------ Records provided ------

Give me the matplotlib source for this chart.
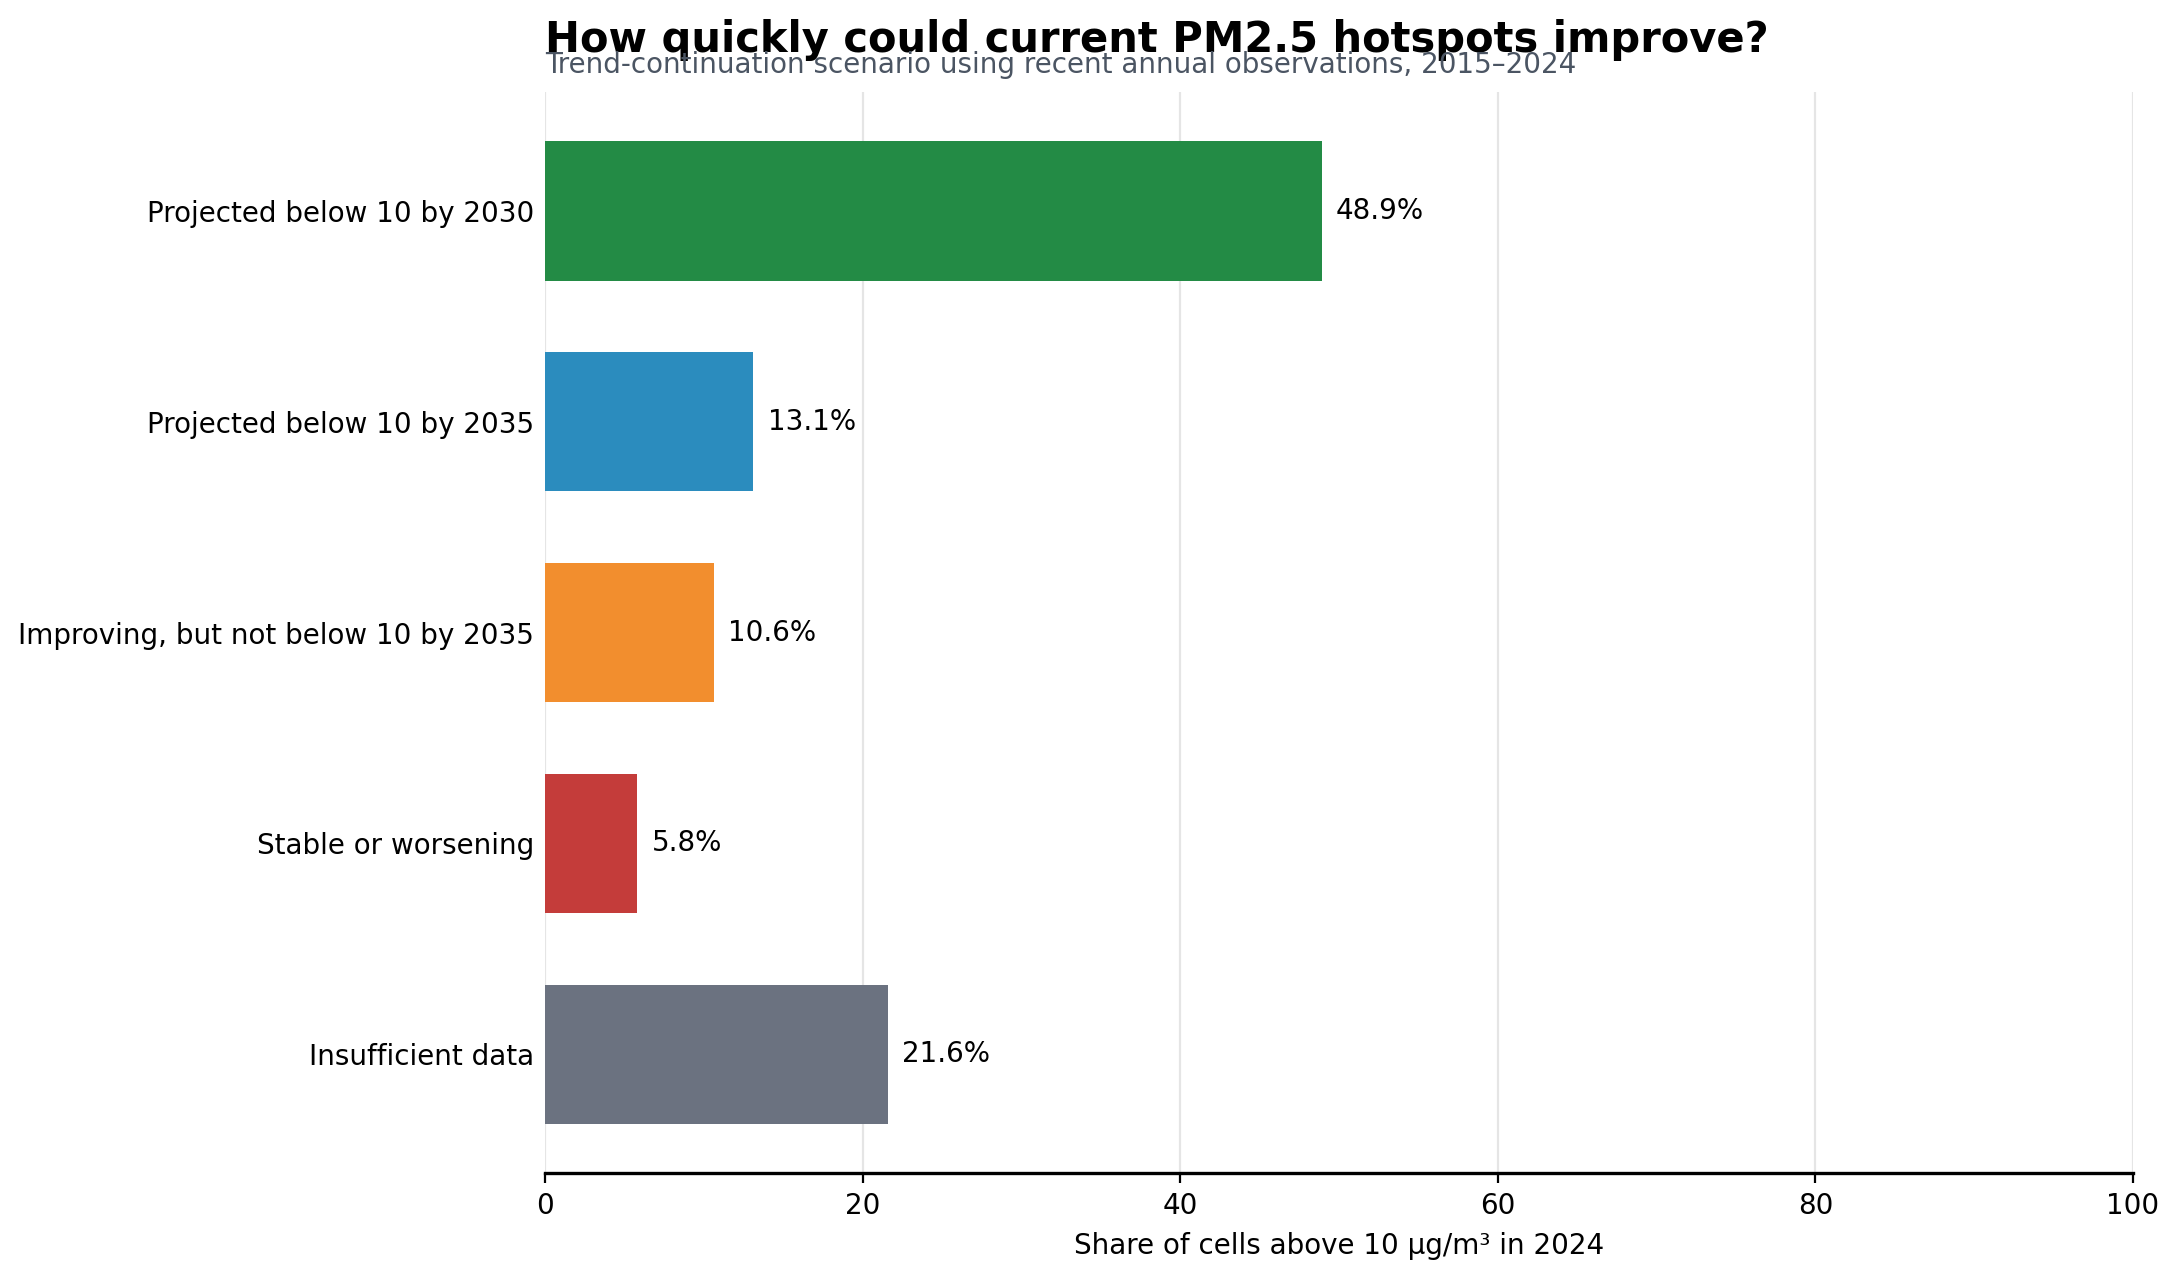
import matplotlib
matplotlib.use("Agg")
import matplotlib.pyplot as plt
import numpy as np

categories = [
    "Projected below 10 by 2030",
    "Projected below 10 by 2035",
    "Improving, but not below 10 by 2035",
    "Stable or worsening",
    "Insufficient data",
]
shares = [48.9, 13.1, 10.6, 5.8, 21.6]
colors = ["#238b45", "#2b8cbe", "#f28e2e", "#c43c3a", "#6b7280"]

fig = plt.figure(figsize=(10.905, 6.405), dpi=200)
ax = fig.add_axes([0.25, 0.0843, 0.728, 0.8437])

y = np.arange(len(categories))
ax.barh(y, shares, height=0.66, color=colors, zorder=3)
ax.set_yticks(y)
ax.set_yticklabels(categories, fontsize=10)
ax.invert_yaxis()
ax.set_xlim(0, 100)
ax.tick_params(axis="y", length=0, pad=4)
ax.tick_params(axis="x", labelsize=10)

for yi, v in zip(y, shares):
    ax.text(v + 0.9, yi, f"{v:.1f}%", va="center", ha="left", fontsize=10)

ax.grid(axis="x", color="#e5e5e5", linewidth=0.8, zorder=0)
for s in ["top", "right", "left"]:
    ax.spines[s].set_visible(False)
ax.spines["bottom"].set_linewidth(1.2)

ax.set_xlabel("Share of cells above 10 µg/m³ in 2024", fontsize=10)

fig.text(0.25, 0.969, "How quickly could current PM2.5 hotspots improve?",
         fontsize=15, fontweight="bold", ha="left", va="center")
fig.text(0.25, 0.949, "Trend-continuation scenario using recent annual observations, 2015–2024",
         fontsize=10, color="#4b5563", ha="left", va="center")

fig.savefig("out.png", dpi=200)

------
------ Records provided ------

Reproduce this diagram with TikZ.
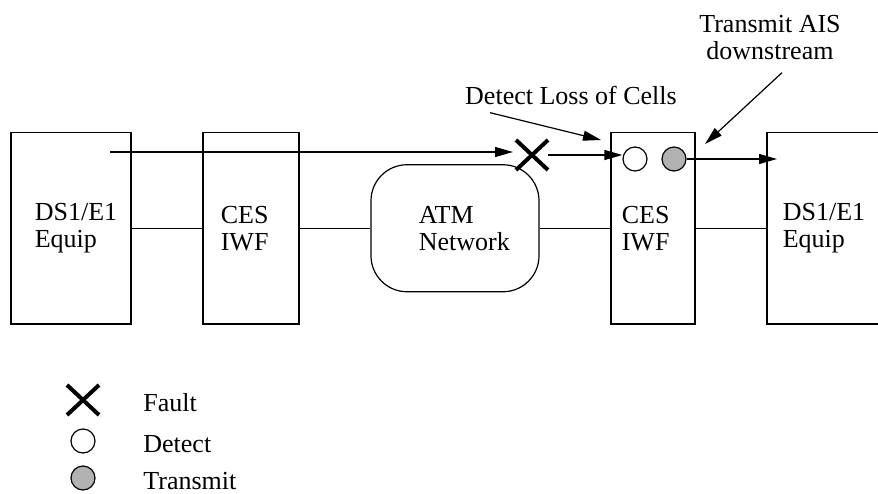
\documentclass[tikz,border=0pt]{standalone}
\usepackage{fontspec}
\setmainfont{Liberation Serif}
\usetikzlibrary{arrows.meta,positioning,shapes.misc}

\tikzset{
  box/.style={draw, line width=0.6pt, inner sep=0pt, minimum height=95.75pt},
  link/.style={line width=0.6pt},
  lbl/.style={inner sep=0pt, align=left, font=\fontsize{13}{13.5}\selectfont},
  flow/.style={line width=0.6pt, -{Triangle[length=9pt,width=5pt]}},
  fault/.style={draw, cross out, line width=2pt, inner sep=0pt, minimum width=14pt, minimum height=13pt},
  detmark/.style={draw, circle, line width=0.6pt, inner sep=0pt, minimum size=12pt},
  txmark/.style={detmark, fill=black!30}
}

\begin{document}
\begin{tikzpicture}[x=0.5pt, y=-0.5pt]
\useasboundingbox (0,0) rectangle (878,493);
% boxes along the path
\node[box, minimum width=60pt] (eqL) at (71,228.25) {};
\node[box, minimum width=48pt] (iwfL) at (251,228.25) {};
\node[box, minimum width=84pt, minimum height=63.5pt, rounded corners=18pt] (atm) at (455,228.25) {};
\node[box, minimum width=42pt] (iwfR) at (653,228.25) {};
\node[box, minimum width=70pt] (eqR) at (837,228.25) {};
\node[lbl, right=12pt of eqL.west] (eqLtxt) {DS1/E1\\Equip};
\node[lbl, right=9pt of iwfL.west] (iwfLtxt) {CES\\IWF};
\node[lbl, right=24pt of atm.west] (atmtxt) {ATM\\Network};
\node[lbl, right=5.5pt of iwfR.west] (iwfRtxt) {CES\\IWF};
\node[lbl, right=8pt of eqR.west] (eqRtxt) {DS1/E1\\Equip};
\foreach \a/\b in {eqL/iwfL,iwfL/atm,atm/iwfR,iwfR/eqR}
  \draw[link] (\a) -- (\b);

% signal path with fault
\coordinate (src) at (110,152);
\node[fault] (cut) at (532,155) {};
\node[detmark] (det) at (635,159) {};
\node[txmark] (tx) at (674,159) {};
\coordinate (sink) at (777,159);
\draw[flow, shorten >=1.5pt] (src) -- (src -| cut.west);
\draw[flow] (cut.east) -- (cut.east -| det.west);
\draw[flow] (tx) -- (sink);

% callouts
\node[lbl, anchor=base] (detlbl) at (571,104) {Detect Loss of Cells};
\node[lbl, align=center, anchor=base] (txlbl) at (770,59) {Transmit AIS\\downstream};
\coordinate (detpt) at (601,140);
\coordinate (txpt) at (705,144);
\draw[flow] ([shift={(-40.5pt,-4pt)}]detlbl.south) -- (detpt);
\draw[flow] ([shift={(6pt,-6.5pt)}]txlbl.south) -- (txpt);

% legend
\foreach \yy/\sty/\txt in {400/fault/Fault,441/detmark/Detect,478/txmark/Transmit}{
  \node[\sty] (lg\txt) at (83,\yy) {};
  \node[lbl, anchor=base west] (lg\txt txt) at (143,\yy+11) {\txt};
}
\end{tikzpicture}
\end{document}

------

* _What the task requires_
Taking the material above, give again exactly the lines from the one holding "Reproduce this diagram with TikZ." through the one holding "(tx) -- (sink);", with both ends and without pictures.

* _Response for this exercise_
Reproduce this diagram with TikZ.
\documentclass[tikz,border=0pt]{standalone}
\usepackage{fontspec}
\setmainfont{Liberation Serif}
\usetikzlibrary{arrows.meta,positioning,shapes.misc}

\tikzset{
  box/.style={draw, line width=0.6pt, inner sep=0pt, minimum height=95.75pt},
  link/.style={line width=0.6pt},
  lbl/.style={inner sep=0pt, align=left, font=\fontsize{13}{13.5}\selectfont},
  flow/.style={line width=0.6pt, -{Triangle[length=9pt,width=5pt]}},
  fault/.style={draw, cross out, line width=2pt, inner sep=0pt, minimum width=14pt, minimum height=13pt},
  detmark/.style={draw, circle, line width=0.6pt, inner sep=0pt, minimum size=12pt},
  txmark/.style={detmark, fill=black!30}
}

\begin{document}
\begin{tikzpicture}[x=0.5pt, y=-0.5pt]
\useasboundingbox (0,0) rectangle (878,493);
% boxes along the path
\node[box, minimum width=60pt] (eqL) at (71,228.25) {};
\node[box, minimum width=48pt] (iwfL) at (251,228.25) {};
\node[box, minimum width=84pt, minimum height=63.5pt, rounded corners=18pt] (atm) at (455,228.25) {};
\node[box, minimum width=42pt] (iwfR) at (653,228.25) {};
\node[box, minimum width=70pt] (eqR) at (837,228.25) {};
\node[lbl, right=12pt of eqL.west] (eqLtxt) {DS1/E1\\Equip};
\node[lbl, right=9pt of iwfL.west] (iwfLtxt) {CES\\IWF};
\node[lbl, right=24pt of atm.west] (atmtxt) {ATM\\Network};
\node[lbl, right=5.5pt of iwfR.west] (iwfRtxt) {CES\\IWF};
\node[lbl, right=8pt of eqR.west] (eqRtxt) {DS1/E1\\Equip};
\foreach \a/\b in {eqL/iwfL,iwfL/atm,atm/iwfR,iwfR/eqR}
  \draw[link] (\a) -- (\b);

% signal path with fault
\coordinate (src) at (110,152);
\node[fault] (cut) at (532,155) {};
\node[detmark] (det) at (635,159) {};
\node[txmark] (tx) at (674,159) {};
\coordinate (sink) at (777,159);
\draw[flow, shorten >=1.5pt] (src) -- (src -| cut.west);
\draw[flow] (cut.east) -- (cut.east -| det.west);
\draw[flow] (tx) -- (sink);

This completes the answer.